Oftentimes, grades instead just measure your ability to retain and regurgitate information. But information is everywhere these days; knowledge is — literally — at our fingertips. The ability to structure problem solving to then find the right information when you need it, and apply this knowledge effectively, is far more important than simply knowing something that someone can easily lookup on the Internet.
Grades typically just measure your ability to retain and regurgitate information. The ability to structure problem solving and apply knowledge effectively is far more important than knowing something that can be easily looked up on the Internet.
Grades also offer the wrong incentives and set you up with the wrong expectations. The value of grades is extrinsic: it’s not about you learning and engaging with a topic you find interesting, it’s about you getting a high mark from an external source. Learning becomes about finding the best shortcuts to the top grade, and a continual drive for recognition and validation. Grades can even reduce your intrinsic joy of delving into something that excites you. By assigning a numerical value to your “success” in exploring your interest, the fun of self-guided exploration is stolen by someone else’s directive of what should matter to you.

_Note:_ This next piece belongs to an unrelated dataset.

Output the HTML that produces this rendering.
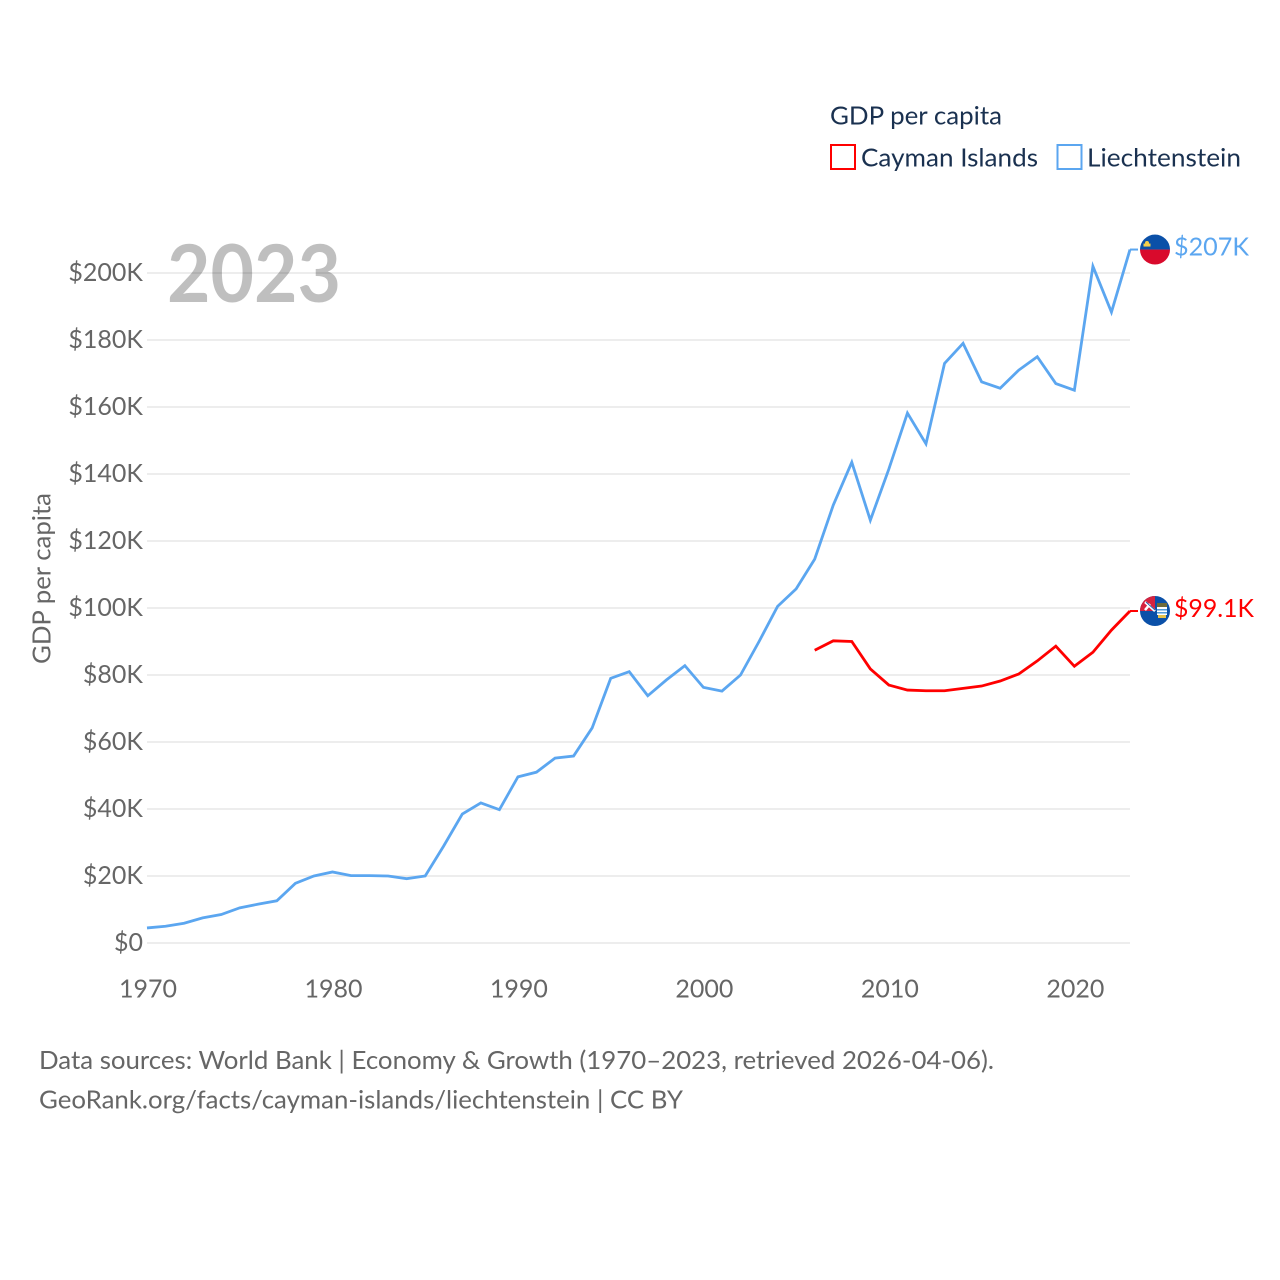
<!DOCTYPE html>
<html lang="en">
<head>
<meta charset="utf-8">
<title>GDP per capita: Cayman Islands and Liechtenstein</title>
<style>
html,body{margin:0;padding:0;background:#fff;width:1280px;height:1280px;overflow:hidden}
svg{display:block}
text{font-family:"Lato","Carlito","Liberation Sans",sans-serif}
</style>
</head>
<body>
<svg id="chart" width="1280" height="1280" viewBox="0 0 1280 1280" xmlns="http://www.w3.org/2000/svg">
  <g id="grid"></g>
  <text x="167" y="302" font-size="80" font-weight="700" fill="#000000" fill-opacity="0.25" textLength="174" lengthAdjust="spacingAndGlyphs">2023</text>
  <g id="y-ticks"></g>
  <g id="x-ticks"></g>
  <text transform="translate(50.500,664) rotate(-90)" font-size="25.5" fill="#666666" textLength="171" lengthAdjust="spacingAndGlyphs">GDP per capita</text>
  <g id="series"></g>

  <g>
    <text x="830" y="124.500" font-size="25.5" fill="#1a3150" textLength="172" lengthAdjust="spacingAndGlyphs">GDP per capita</text>
    <rect x="831" y="145" width="24" height="24" fill="none" stroke="#ff0000" stroke-width="2"/>
    <text x="861" y="166.500" font-size="25.5" fill="#1a3150" textLength="177" lengthAdjust="spacingAndGlyphs">Cayman Islands</text>
    <rect x="1057.500" y="145" width="24" height="24" fill="none" stroke="#5ba6f0" stroke-width="2"/>
    <text x="1087" y="166.500" font-size="25.5" fill="#1a3150" textLength="154" lengthAdjust="spacingAndGlyphs">Liechtenstein</text>
  </g>

  <text x="39" y="1069" font-size="25.5" fill="#666666" textLength="955" lengthAdjust="spacingAndGlyphs">Data sources: World Bank | Economy &amp; Growth (1970–2023, retrieved 2026-04-06).</text>
  <text x="39" y="1108.500" font-size="25.5" fill="#666666" textLength="644" lengthAdjust="spacingAndGlyphs">GeoRank.org/facts/cayman-islands/liechtenstein | CC BY</text>
</svg>
<script>
const yTickValues = [0, 20, 40, 60, 80, 100, 120, 140, 160, 180, 200];
const yTickLabels = ["$0", "$20K", "$40K", "$60K", "$80K", "$100K", "$120K", "$140K", "$160K", "$180K", "$200K"];
const xTickValues = [1970, 1980, 1990, 2000, 2010, 2020];
const xTickLabels = ["1970", "1980", "1990", "2000", "2010", "2020"];
const liechtensteinStartYear = 1970;
const liechtensteinValues = [4.5, 5, 5.9, 7.5, 8.5, 10.5, 11.6, 12.6, 17.8, 20, 21.2, 20.1, 20.1, 20, 19.2, 20, 29, 38.5, 41.8, 39.8, 49.6, 51, 55.2, 55.8, 64.2, 79, 81, 73.8, 78.5, 82.8, 76.3, 75.2, 80, 90, 100.5, 105.7, 114.6, 130.7, 143.5, 126.2, 141.5, 158.2, 149, 173, 179, 167.5, 165.6, 171, 175, 167, 165, 202, 188.3, 207];
const caymanStartYear = 2006;
const caymanValues = [87.4, 90.2, 90, 81.8, 77, 75.5, 75.3, 75.3, 76, 76.7, 78.2, 80.3, 84.2, 88.6, 82.6, 86.8, 93.4, 99.1];
const liechtensteinEndLabel = "$207K";
const caymanEndLabel = "$99.1K";

const NS = "http://www.w3.org/2000/svg";
const xScale = year => 147 + (year - 1970) * (1130 - 147) / 53;
const yScale = value => 943 - value * 3.35;
const LAST_X = xScale(2023);

function make(parent, tag, attrs, text) {
  const el = document.createElementNS(NS, tag);
  for (const k in attrs) el.setAttribute(k, attrs[k]);
  if (text !== undefined) el.textContent = text;
  parent.appendChild(el);
  return el;
}

const grid = document.getElementById("grid");
const yTicks = document.getElementById("y-ticks");
yTickValues.forEach((v, i) => {
  const line = make(grid, "line", {x1: 147, x2: LAST_X, y1: yScale(v), y2: yScale(v), stroke: "#ededed", "stroke-width": 2});
  
  
  const label = make(yTicks, "text", {x: 143, y: yScale(v) + 8, "text-anchor": "end", "font-size": 25, fill: "#666666"}, yTickLabels[i]);
  
  
});

const xTicks = document.getElementById("x-ticks");
xTickValues.forEach((v, i) => {
  const label = make(xTicks, "text", {x: xScale(v) + 1, y: 997.5, "text-anchor": "middle", "font-size": 25, fill: "#666666"}, xTickLabels[i]);
  
  
});

function seriesPoints(startYear, values) {
  return values.map((v, i) => xScale(startYear + i).toFixed(2) + "," + yScale(v).toFixed(2));
}

const seriesGroup = document.getElementById("series");

const blueLine = make(seriesGroup, "polyline", {points: seriesPoints(liechtensteinStartYear, liechtensteinValues).join(" "), fill: "none", stroke: "#5ba6f0", "stroke-width": 2.8, "stroke-linejoin": "miter"});



const redLine = make(seriesGroup, "polyline", {points: seriesPoints(caymanStartYear, caymanValues).join(" "), fill: "none", stroke: "#ff0000", "stroke-width": 2.8, "stroke-linejoin": "miter"});



const blueY = yScale(liechtensteinValues[liechtensteinValues.length - 1]);
const redY = yScale(caymanValues[caymanValues.length - 1]);

const blueConnector = make(seriesGroup, "line", {x1: LAST_X, x2: 1138, y1: blueY, y2: blueY, stroke: "#5ba6f0", "stroke-width": 2});



const redConnector = make(seriesGroup, "line", {x1: LAST_X, x2: 1138, y1: redY, y2: redY, stroke: "#ff0000", "stroke-width": 2});



const defs = make(seriesGroup, "defs", {});
const clipA = make(defs, "clipPath", {id: "clip-li"});
make(clipA, "circle", {cx: 1155, cy: blueY, r: 15});
const clipB = make(defs, "clipPath", {id: "clip-ky"});
make(clipB, "circle", {cx: 1155, cy: redY, r: 15});

const liFlag = make(seriesGroup, "g", {"clip-path": "url(#clip-li)"});


make(liFlag, "rect", {x: 1140, y: blueY - 15, width: 30, height: 15, fill: "#0b50a8"});
make(liFlag, "rect", {x: 1140, y: blueY, width: 30, height: 15, fill: "#d90a2c"});
make(liFlag, "rect", {x: 1143.500, y: blueY - 6, width: 7, height: 3, fill: "#f6cf4a"});
make(liFlag, "circle", {cx: 1147, cy: blueY - 6.500, r: 2, fill: "#f6cf4a"});

const kyFlag = make(seriesGroup, "g", {"clip-path": "url(#clip-ky)"});


make(kyFlag, "rect", {x: 1140, y: redY - 15, width: 30, height: 30, fill: "#0b50a8"});
make(kyFlag, "rect", {x: 1140, y: redY - 15, width: 15, height: 15, fill: "#d5233f"});
make(kyFlag, "path", {d: "M1145 " + (redY - 9) + "L1155 " + redY + "M1145 " + (redY - 1) + "L1150 " + (redY - 7), stroke: "#ffffff", "stroke-width": 2.500, fill: "none"});
make(kyFlag, "path", {d: "M1146 " + (redY - 9) + "L1155 " + (redY - 1), stroke: "#0b50a8", "stroke-width": 0.800, fill: "none"});
make(kyFlag, "rect", {x: 1157, y: redY - 8, width: 10, height: 4, fill: "#6d6a3a"});
make(kyFlag, "rect", {x: 1157, y: redY - 4, width: 10, height: 8, fill: "#ffffff"});
make(kyFlag, "rect", {x: 1157, y: redY - 2, width: 10, height: 1.500, fill: "#4f9ad8"});
make(kyFlag, "rect", {x: 1157, y: redY + 1, width: 10, height: 1.500, fill: "#4f9ad8"});
make(kyFlag, "rect", {x: 1158, y: redY + 4, width: 8, height: 3, fill: "#e8c24a"});

const blueLabel = make(seriesGroup, "text", {x: 1174, y: blueY + 6, "font-size": 25.5, fill: "#5ba6f0", textLength: 75, lengthAdjust: "spacingAndGlyphs"}, liechtensteinEndLabel);



const redLabel = make(seriesGroup, "text", {x: 1174, y: redY + 6, "font-size": 25.5, fill: "#ff0000", textLength: 80, lengthAdjust: "spacingAndGlyphs"}, caymanEndLabel);


</script>
</body>
</html>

Plus, the potential instant or near-term gratification of grades can lead to a problematic mindset for business. In startups, while there may be small wins here and there, there is rarely instant gratification. There are times when you put in a ton of effort over a long period of time before anything majorly gratifying happens. If you’re trained by your education to look for quick validation and rewards for your hard work, you’ll find yourself disappointed and potentially discouraged in your career, especially if that career involves entrepreneurship.
Grades offer the wrong incentives and set you up with the wrong expectations.
Know that your future business or entrepreneurial success doesn’t hinge on your grades. Some companies may look at GPA, but that is only one component of a larger picture you’ll need to paint for them. A potential employer or investor will examine how you’ve overcome challenges, where you’ve taken initiative and shown ingenuity on projects, how well you work with and choose your team, and how resourceful you are. Those things are going to weigh more heavily than whether or not you passed calculus by the skin of your teeth or with an A.
If you don’t believe me, take for example Richard Branson (founder and CEO of the Virgin Group, which includes Virgin Airlines, Virgin Records, and Virgin Mobile). He did poorly in school partially due to dyslexia, then ended up dropping out of high school. But neither his grades not his learning disability reflected on his motivation, curiosity, vision, and the work ethic that made him both highly successful and widely respected. Gary Vaynerchuk (aka Gary Vee) is another entrepreneur who admits he did poorly in school and has had multiple successful ventures in the world of wine, media, and investing.
Good grades may be able to open a door every so often, but they won’t be able to carry you for your whole journey. There is a path for everyone, because there are so many ways people can display their excellence and creativity. What matters most isn’t whether you take the “good grades” path or a different one, it’s what you do once you start walking it — how hard you work, the mindset you cultivate, the people you choose to surround yourself with.